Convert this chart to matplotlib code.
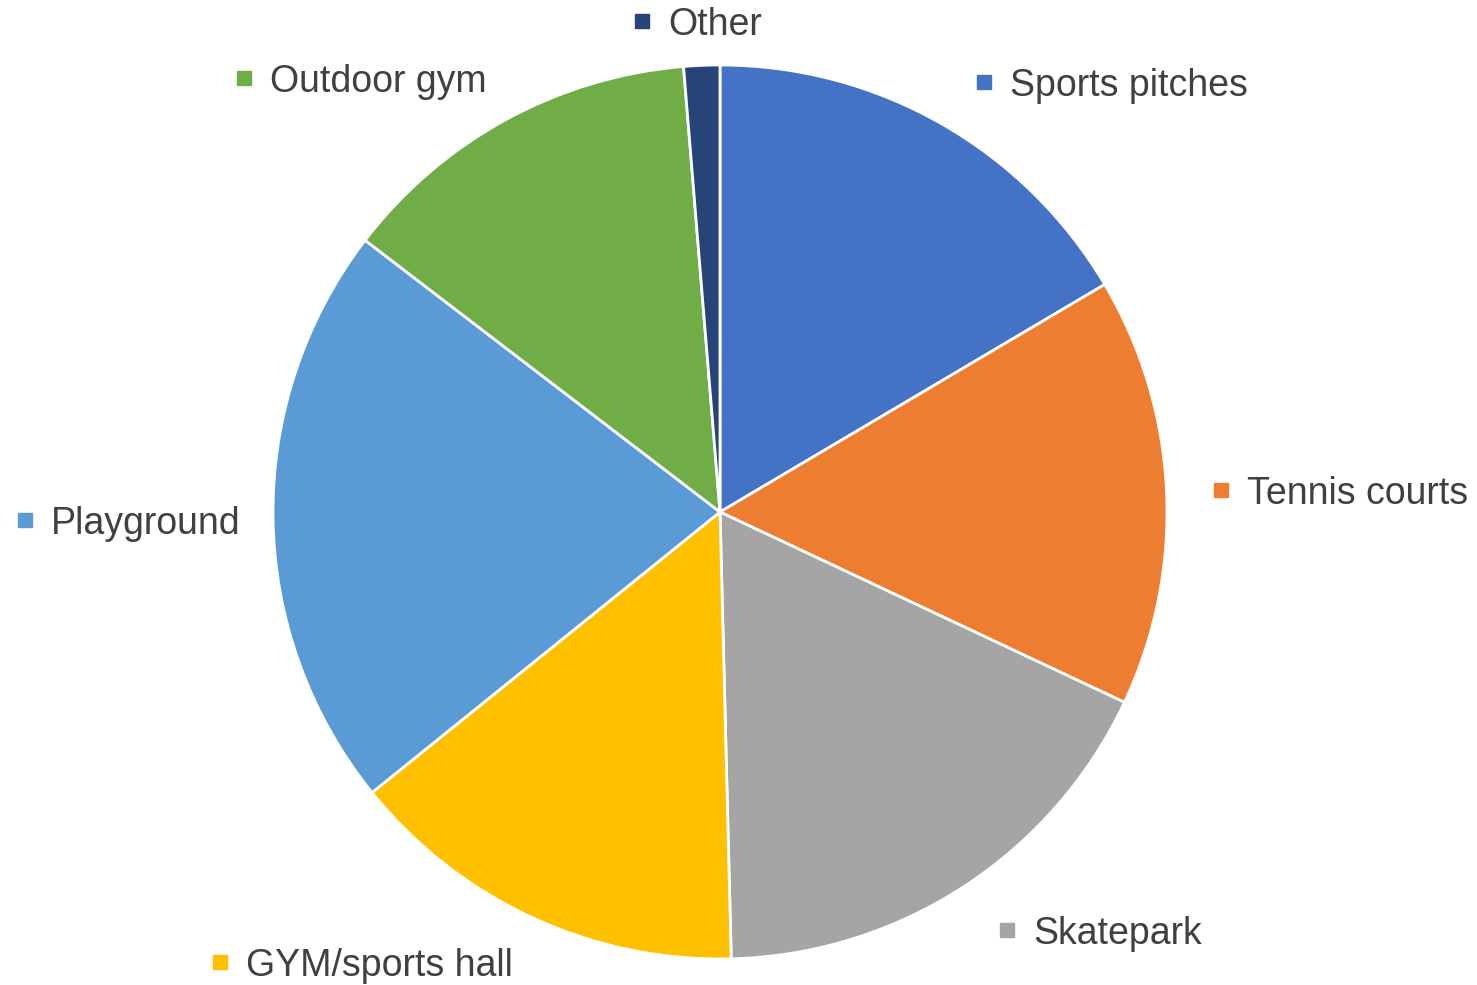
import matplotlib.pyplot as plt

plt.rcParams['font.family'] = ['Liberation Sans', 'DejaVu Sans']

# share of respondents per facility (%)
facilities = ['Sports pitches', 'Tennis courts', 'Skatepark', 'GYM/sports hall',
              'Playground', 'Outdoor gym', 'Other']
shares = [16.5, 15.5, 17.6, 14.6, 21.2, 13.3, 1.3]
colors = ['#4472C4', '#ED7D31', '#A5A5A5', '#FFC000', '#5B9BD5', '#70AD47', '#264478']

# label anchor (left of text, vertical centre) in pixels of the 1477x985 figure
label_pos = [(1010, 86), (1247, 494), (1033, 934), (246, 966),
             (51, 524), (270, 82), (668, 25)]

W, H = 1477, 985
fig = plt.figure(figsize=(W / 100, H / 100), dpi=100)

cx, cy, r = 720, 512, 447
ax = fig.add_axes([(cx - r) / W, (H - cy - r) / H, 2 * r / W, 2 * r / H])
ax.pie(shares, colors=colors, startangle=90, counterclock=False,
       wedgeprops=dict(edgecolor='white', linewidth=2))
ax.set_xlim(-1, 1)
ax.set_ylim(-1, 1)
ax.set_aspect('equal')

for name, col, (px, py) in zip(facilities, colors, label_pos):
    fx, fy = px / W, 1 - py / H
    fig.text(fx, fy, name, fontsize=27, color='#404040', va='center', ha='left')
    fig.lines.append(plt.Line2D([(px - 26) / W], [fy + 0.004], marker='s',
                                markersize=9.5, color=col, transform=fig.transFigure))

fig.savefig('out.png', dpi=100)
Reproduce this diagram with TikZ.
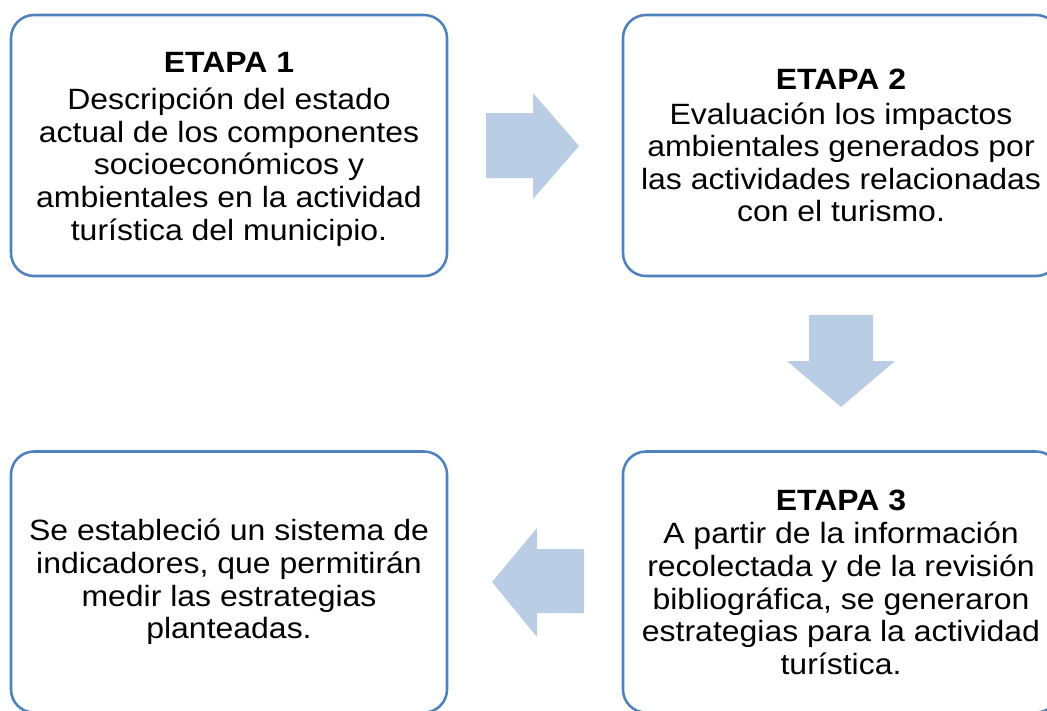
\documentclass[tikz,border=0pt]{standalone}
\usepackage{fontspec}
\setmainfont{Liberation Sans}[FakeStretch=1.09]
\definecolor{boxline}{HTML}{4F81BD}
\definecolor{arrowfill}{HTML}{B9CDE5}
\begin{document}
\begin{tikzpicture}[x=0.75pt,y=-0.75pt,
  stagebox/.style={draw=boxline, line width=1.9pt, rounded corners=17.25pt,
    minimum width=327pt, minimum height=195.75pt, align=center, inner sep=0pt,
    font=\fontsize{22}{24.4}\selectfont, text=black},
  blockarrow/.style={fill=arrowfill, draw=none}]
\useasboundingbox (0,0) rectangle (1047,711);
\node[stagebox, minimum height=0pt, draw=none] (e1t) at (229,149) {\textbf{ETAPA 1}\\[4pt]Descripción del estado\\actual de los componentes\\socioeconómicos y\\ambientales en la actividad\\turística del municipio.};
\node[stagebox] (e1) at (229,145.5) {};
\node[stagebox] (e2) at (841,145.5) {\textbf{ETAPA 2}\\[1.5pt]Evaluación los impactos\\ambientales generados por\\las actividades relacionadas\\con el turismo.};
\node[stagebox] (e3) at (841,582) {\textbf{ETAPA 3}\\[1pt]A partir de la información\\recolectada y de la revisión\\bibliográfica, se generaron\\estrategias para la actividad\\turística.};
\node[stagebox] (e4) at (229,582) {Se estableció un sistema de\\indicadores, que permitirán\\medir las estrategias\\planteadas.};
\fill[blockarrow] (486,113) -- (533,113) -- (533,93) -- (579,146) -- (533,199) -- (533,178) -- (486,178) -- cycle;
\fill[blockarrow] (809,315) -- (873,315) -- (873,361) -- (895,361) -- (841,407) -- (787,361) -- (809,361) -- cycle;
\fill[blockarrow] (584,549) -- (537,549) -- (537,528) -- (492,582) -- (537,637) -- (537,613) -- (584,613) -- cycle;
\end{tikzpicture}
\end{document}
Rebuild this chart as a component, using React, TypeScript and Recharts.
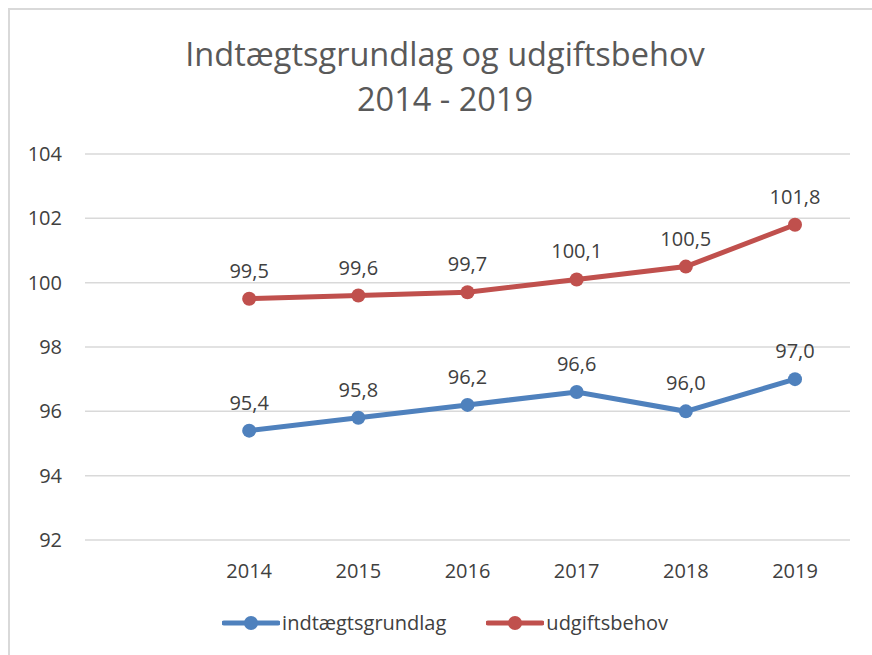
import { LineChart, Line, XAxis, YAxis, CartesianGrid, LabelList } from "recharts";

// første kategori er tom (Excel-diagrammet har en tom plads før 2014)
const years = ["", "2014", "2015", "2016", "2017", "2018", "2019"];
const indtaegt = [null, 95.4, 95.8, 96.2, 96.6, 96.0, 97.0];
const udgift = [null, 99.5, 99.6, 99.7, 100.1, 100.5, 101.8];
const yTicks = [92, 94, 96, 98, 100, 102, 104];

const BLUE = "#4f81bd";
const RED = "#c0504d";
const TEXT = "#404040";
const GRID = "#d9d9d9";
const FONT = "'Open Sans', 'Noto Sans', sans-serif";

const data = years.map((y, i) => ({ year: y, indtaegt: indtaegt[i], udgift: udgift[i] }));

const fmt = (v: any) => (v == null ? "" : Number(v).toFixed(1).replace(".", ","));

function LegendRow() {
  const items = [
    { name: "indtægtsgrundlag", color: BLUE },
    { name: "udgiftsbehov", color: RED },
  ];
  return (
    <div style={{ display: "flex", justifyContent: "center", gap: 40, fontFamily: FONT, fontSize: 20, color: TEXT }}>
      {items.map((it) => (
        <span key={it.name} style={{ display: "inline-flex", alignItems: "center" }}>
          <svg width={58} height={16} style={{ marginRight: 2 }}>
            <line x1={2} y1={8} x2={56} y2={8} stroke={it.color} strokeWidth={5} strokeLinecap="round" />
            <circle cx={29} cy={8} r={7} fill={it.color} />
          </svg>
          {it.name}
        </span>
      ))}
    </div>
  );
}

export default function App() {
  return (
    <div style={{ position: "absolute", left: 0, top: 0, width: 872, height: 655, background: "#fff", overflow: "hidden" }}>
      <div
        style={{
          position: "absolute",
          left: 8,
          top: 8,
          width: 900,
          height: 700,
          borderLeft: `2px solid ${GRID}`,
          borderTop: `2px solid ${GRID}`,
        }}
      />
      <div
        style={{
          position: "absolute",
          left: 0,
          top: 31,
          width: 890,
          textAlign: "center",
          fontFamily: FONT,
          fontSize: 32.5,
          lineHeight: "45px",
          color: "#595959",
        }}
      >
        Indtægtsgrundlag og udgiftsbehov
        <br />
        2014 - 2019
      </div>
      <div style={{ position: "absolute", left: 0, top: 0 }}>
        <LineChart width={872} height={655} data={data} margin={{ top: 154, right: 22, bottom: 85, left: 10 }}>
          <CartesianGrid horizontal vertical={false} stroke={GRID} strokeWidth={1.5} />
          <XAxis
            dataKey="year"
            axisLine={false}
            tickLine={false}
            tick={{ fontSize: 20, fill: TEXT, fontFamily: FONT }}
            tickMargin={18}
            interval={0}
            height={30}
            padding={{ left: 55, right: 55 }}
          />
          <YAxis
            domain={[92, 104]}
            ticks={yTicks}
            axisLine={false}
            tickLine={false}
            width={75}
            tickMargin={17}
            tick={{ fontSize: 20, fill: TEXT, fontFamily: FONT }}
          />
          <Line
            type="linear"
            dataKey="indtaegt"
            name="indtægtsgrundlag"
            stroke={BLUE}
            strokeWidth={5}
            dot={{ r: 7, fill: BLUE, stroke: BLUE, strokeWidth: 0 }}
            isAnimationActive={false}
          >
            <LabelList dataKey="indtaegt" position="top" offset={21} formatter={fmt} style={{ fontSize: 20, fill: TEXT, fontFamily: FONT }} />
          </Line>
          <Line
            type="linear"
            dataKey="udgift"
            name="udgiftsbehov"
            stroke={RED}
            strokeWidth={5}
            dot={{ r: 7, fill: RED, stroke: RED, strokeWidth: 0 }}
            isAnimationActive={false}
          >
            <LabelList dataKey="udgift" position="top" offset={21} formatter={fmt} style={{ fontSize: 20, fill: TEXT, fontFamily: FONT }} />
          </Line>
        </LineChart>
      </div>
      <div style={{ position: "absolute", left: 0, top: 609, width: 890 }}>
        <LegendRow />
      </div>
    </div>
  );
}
______
Every line is to be duplicated exactly, though pictures stay out.

▶ [EXERCISE OUTPUT]
Convert this chart to matplotlib code.
import matplotlib.pyplot as plt

plt.rcParams['font.family'] = ['Liberation Sans', 'DejaVu Sans']

# share of respondents per facility (%)
facilities = ['Sports pitches', 'Tennis courts', 'Skatepark', 'GYM/sports hall',
              'Playground', 'Outdoor gym', 'Other']
shares = [16.5, 15.5, 17.6, 14.6, 21.2, 13.3, 1.3]
colors = ['#4472C4', '#ED7D31', '#A5A5A5', '#FFC000', '#5B9BD5', '#70AD47', '#264478']

# label anchor (left of text, vertical centre) in pixels of the 1477x985 figure
label_pos = [(1010, 86), (1247, 494), (1033, 934), (246, 966),
             (51, 524), (270, 82), (668, 25)]

W, H = 1477, 985
fig = plt.figure(figsize=(W / 100, H / 100), dpi=100)

cx, cy, r = 720, 512, 447
ax = fig.add_axes([(cx - r) / W, (H - cy - r) / H, 2 * r / W, 2 * r / H])
ax.pie(shares, colors=colors, startangle=90, counterclock=False,
       wedgeprops=dict(edgecolor='white', linewidth=2))
ax.set_xlim(-1, 1)
ax.set_ylim(-1, 1)
ax.set_aspect('equal')

for name, col, (px, py) in zip(facilities, colors, label_pos):
    fx, fy = px / W, 1 - py / H
    fig.text(fx, fy, name, fontsize=27, color='#404040', va='center', ha='left')
    fig.lines.append(plt.Line2D([(px - 26) / W], [fy + 0.004], marker='s',
                                markersize=9.5, color=col, transform=fig.transFigure))

fig.savefig('out.png', dpi=100)
Reproduce this diagram with TikZ.
\documentclass[tikz,border=0pt]{standalone}
\usepackage{fontspec}
\setmainfont{Liberation Sans}[FakeStretch=1.09]
\definecolor{boxline}{HTML}{4F81BD}
\definecolor{arrowfill}{HTML}{B9CDE5}
\begin{document}
\begin{tikzpicture}[x=0.75pt,y=-0.75pt,
  stagebox/.style={draw=boxline, line width=1.9pt, rounded corners=17.25pt,
    minimum width=327pt, minimum height=195.75pt, align=center, inner sep=0pt,
    font=\fontsize{22}{24.4}\selectfont, text=black},
  blockarrow/.style={fill=arrowfill, draw=none}]
\useasboundingbox (0,0) rectangle (1047,711);
\node[stagebox, minimum height=0pt, draw=none] (e1t) at (229,149) {\textbf{ETAPA 1}\\[4pt]Descripción del estado\\actual de los componentes\\socioeconómicos y\\ambientales en la actividad\\turística del municipio.};
\node[stagebox] (e1) at (229,145.5) {};
\node[stagebox] (e2) at (841,145.5) {\textbf{ETAPA 2}\\[1.5pt]Evaluación los impactos\\ambientales generados por\\las actividades relacionadas\\con el turismo.};
\node[stagebox] (e3) at (841,582) {\textbf{ETAPA 3}\\[1pt]A partir de la información\\recolectada y de la revisión\\bibliográfica, se generaron\\estrategias para la actividad\\turística.};
\node[stagebox] (e4) at (229,582) {Se estableció un sistema de\\indicadores, que permitirán\\medir las estrategias\\planteadas.};
\fill[blockarrow] (486,113) -- (533,113) -- (533,93) -- (579,146) -- (533,199) -- (533,178) -- (486,178) -- cycle;
\fill[blockarrow] (809,315) -- (873,315) -- (873,361) -- (895,361) -- (841,407) -- (787,361) -- (809,361) -- cycle;
\fill[blockarrow] (584,549) -- (537,549) -- (537,528) -- (492,582) -- (537,637) -- (537,613) -- (584,613) -- cycle;
\end{tikzpicture}
\end{document}
Rebuild this chart as a component, using React, TypeScript and Recharts.
import { LineChart, Line, XAxis, YAxis, CartesianGrid, LabelList } from "recharts";

// første kategori er tom (Excel-diagrammet har en tom plads før 2014)
const years = ["", "2014", "2015", "2016", "2017", "2018", "2019"];
const indtaegt = [null, 95.4, 95.8, 96.2, 96.6, 96.0, 97.0];
const udgift = [null, 99.5, 99.6, 99.7, 100.1, 100.5, 101.8];
const yTicks = [92, 94, 96, 98, 100, 102, 104];

const BLUE = "#4f81bd";
const RED = "#c0504d";
const TEXT = "#404040";
const GRID = "#d9d9d9";
const FONT = "'Open Sans', 'Noto Sans', sans-serif";

const data = years.map((y, i) => ({ year: y, indtaegt: indtaegt[i], udgift: udgift[i] }));

const fmt = (v: any) => (v == null ? "" : Number(v).toFixed(1).replace(".", ","));

function LegendRow() {
  const items = [
    { name: "indtægtsgrundlag", color: BLUE },
    { name: "udgiftsbehov", color: RED },
  ];
  return (
    <div style={{ display: "flex", justifyContent: "center", gap: 40, fontFamily: FONT, fontSize: 20, color: TEXT }}>
      {items.map((it) => (
        <span key={it.name} style={{ display: "inline-flex", alignItems: "center" }}>
          <svg width={58} height={16} style={{ marginRight: 2 }}>
            <line x1={2} y1={8} x2={56} y2={8} stroke={it.color} strokeWidth={5} strokeLinecap="round" />
            <circle cx={29} cy={8} r={7} fill={it.color} />
          </svg>
          {it.name}
        </span>
      ))}
    </div>
  );
}

export default function App() {
  return (
    <div style={{ position: "absolute", left: 0, top: 0, width: 872, height: 655, background: "#fff", overflow: "hidden" }}>
      <div
        style={{
          position: "absolute",
          left: 8,
          top: 8,
          width: 900,
          height: 700,
          borderLeft: `2px solid ${GRID}`,
          borderTop: `2px solid ${GRID}`,
        }}
      />
      <div
        style={{
          position: "absolute",
          left: 0,
          top: 31,
          width: 890,
          textAlign: "center",
          fontFamily: FONT,
          fontSize: 32.5,
          lineHeight: "45px",
          color: "#595959",
        }}
      >
        Indtægtsgrundlag og udgiftsbehov
        <br />
        2014 - 2019
      </div>
      <div style={{ position: "absolute", left: 0, top: 0 }}>
        <LineChart width={872} height={655} data={data} margin={{ top: 154, right: 22, bottom: 85, left: 10 }}>
          <CartesianGrid horizontal vertical={false} stroke={GRID} strokeWidth={1.5} />
          <XAxis
            dataKey="year"
            axisLine={false}
            tickLine={false}
            tick={{ fontSize: 20, fill: TEXT, fontFamily: FONT }}
            tickMargin={18}
            interval={0}
            height={30}
            padding={{ left: 55, right: 55 }}
          />
          <YAxis
            domain={[92, 104]}
            ticks={yTicks}
            axisLine={false}
            tickLine={false}
            width={75}
            tickMargin={17}
            tick={{ fontSize: 20, fill: TEXT, fontFamily: FONT }}
          />
          <Line
            type="linear"
            dataKey="indtaegt"
            name="indtægtsgrundlag"
            stroke={BLUE}
            strokeWidth={5}
            dot={{ r: 7, fill: BLUE, stroke: BLUE, strokeWidth: 0 }}
            isAnimationActive={false}
          >
            <LabelList dataKey="indtaegt" position="top" offset={21} formatter={fmt} style={{ fontSize: 20, fill: TEXT, fontFamily: FONT }} />
          </Line>
          <Line
            type="linear"
            dataKey="udgift"
            name="udgiftsbehov"
            stroke={RED}
            strokeWidth={5}
            dot={{ r: 7, fill: RED, stroke: RED, strokeWidth: 0 }}
            isAnimationActive={false}
          >
            <LabelList dataKey="udgift" position="top" offset={21} formatter={fmt} style={{ fontSize: 20, fill: TEXT, fontFamily: FONT }} />
          </Line>
        </LineChart>
      </div>
      <div style={{ position: "absolute", left: 0, top: 609, width: 890 }}>
        <LegendRow />
      </div>
    </div>
  );
}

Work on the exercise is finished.